Set the listing down again exactly, please, apart from its pictures.

Start of Items

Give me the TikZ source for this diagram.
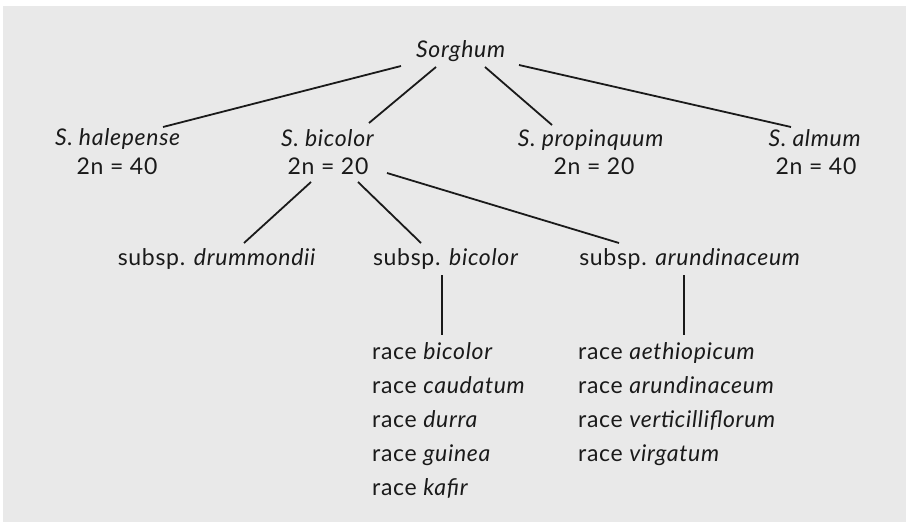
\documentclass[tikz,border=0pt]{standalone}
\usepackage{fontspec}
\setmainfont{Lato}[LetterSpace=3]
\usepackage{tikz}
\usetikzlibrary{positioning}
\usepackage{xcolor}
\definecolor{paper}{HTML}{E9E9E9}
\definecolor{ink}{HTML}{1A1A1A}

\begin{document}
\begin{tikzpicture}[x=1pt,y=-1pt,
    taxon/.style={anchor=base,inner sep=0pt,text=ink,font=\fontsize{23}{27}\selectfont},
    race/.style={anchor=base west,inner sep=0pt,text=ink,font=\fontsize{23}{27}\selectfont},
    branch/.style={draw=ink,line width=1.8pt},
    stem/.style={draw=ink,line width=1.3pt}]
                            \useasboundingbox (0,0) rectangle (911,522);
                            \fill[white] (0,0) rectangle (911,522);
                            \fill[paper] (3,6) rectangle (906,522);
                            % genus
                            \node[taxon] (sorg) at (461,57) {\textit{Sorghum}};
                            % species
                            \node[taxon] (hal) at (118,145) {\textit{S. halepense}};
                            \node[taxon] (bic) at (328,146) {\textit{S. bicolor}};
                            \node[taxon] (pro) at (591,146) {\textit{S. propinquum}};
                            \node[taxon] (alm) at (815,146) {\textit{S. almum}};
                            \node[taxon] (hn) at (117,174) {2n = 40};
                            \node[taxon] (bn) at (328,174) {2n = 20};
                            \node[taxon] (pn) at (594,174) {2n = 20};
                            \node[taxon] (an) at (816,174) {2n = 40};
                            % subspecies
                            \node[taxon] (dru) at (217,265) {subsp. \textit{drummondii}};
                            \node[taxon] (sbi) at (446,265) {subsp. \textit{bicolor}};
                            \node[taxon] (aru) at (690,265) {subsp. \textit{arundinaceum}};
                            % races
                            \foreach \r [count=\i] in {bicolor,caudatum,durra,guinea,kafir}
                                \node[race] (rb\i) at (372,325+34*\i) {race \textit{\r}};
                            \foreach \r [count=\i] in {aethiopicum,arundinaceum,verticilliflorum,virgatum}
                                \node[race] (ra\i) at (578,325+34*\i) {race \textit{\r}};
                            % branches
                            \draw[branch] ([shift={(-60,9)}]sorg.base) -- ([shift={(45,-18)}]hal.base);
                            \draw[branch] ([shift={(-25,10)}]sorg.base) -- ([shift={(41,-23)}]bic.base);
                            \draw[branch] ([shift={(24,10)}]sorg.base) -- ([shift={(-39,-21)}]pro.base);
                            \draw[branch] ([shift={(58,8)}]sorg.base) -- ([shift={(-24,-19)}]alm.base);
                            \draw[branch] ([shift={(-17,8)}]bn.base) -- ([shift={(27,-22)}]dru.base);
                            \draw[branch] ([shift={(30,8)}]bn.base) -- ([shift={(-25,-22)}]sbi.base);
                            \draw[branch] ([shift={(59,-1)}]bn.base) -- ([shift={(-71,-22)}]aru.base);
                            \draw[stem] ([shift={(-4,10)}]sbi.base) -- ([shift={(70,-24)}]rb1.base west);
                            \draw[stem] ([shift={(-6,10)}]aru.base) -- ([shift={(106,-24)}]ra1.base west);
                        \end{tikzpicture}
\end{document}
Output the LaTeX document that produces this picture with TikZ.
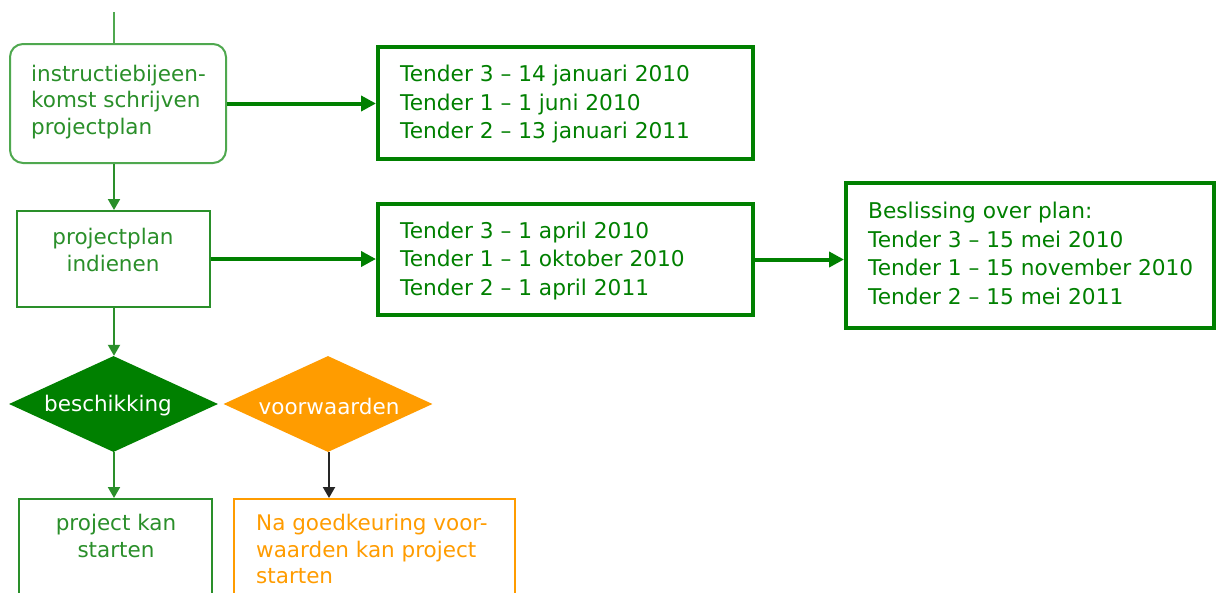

End of Items

▸ Solution below
Give me the TikZ source for this diagram.
\documentclass[tikz,border=0pt]{standalone}
\usepackage{fontspec}
\setmainfont{Lato}[LetterSpace=3]
\usepackage{tikz}
\usetikzlibrary{positioning}
\usepackage{xcolor}
\definecolor{paper}{HTML}{E9E9E9}
\definecolor{ink}{HTML}{1A1A1A}

\begin{document}
\begin{tikzpicture}[x=1pt,y=-1pt,
    taxon/.style={anchor=base,inner sep=0pt,text=ink,font=\fontsize{23}{27}\selectfont},
    race/.style={anchor=base west,inner sep=0pt,text=ink,font=\fontsize{23}{27}\selectfont},
    branch/.style={draw=ink,line width=1.8pt},
    stem/.style={draw=ink,line width=1.3pt}]
                            \useasboundingbox (0,0) rectangle (911,522);
                            \fill[white] (0,0) rectangle (911,522);
                            \fill[paper] (3,6) rectangle (906,522);
                            % genus
                            \node[taxon] (sorg) at (461,57) {\textit{Sorghum}};
                            % species
                            \node[taxon] (hal) at (118,145) {\textit{S. halepense}};
                            \node[taxon] (bic) at (328,146) {\textit{S. bicolor}};
                            \node[taxon] (pro) at (591,146) {\textit{S. propinquum}};
                            \node[taxon] (alm) at (815,146) {\textit{S. almum}};
                            \node[taxon] (hn) at (117,174) {2n = 40};
                            \node[taxon] (bn) at (328,174) {2n = 20};
                            \node[taxon] (pn) at (594,174) {2n = 20};
                            \node[taxon] (an) at (816,174) {2n = 40};
                            % subspecies
                            \node[taxon] (dru) at (217,265) {subsp. \textit{drummondii}};
                            \node[taxon] (sbi) at (446,265) {subsp. \textit{bicolor}};
                            \node[taxon] (aru) at (690,265) {subsp. \textit{arundinaceum}};
                            % races
                            \foreach \r [count=\i] in {bicolor,caudatum,durra,guinea,kafir}
                                \node[race] (rb\i) at (372,325+34*\i) {race \textit{\r}};
                            \foreach \r [count=\i] in {aethiopicum,arundinaceum,verticilliflorum,virgatum}
                                \node[race] (ra\i) at (578,325+34*\i) {race \textit{\r}};
                            % branches
                            \draw[branch] ([shift={(-60,9)}]sorg.base) -- ([shift={(45,-18)}]hal.base);
                            \draw[branch] ([shift={(-25,10)}]sorg.base) -- ([shift={(41,-23)}]bic.base);
                            \draw[branch] ([shift={(24,10)}]sorg.base) -- ([shift={(-39,-21)}]pro.base);
                            \draw[branch] ([shift={(58,8)}]sorg.base) -- ([shift={(-24,-19)}]alm.base);
                            \draw[branch] ([shift={(-17,8)}]bn.base) -- ([shift={(27,-22)}]dru.base);
                            \draw[branch] ([shift={(30,8)}]bn.base) -- ([shift={(-25,-22)}]sbi.base);
                            \draw[branch] ([shift={(59,-1)}]bn.base) -- ([shift={(-71,-22)}]aru.base);
                            \draw[stem] ([shift={(-4,10)}]sbi.base) -- ([shift={(70,-24)}]rb1.base west);
                            \draw[stem] ([shift={(-6,10)}]aru.base) -- ([shift={(106,-24)}]ra1.base west);
                        \end{tikzpicture}
\end{document}
Output the LaTeX document that produces this picture with TikZ.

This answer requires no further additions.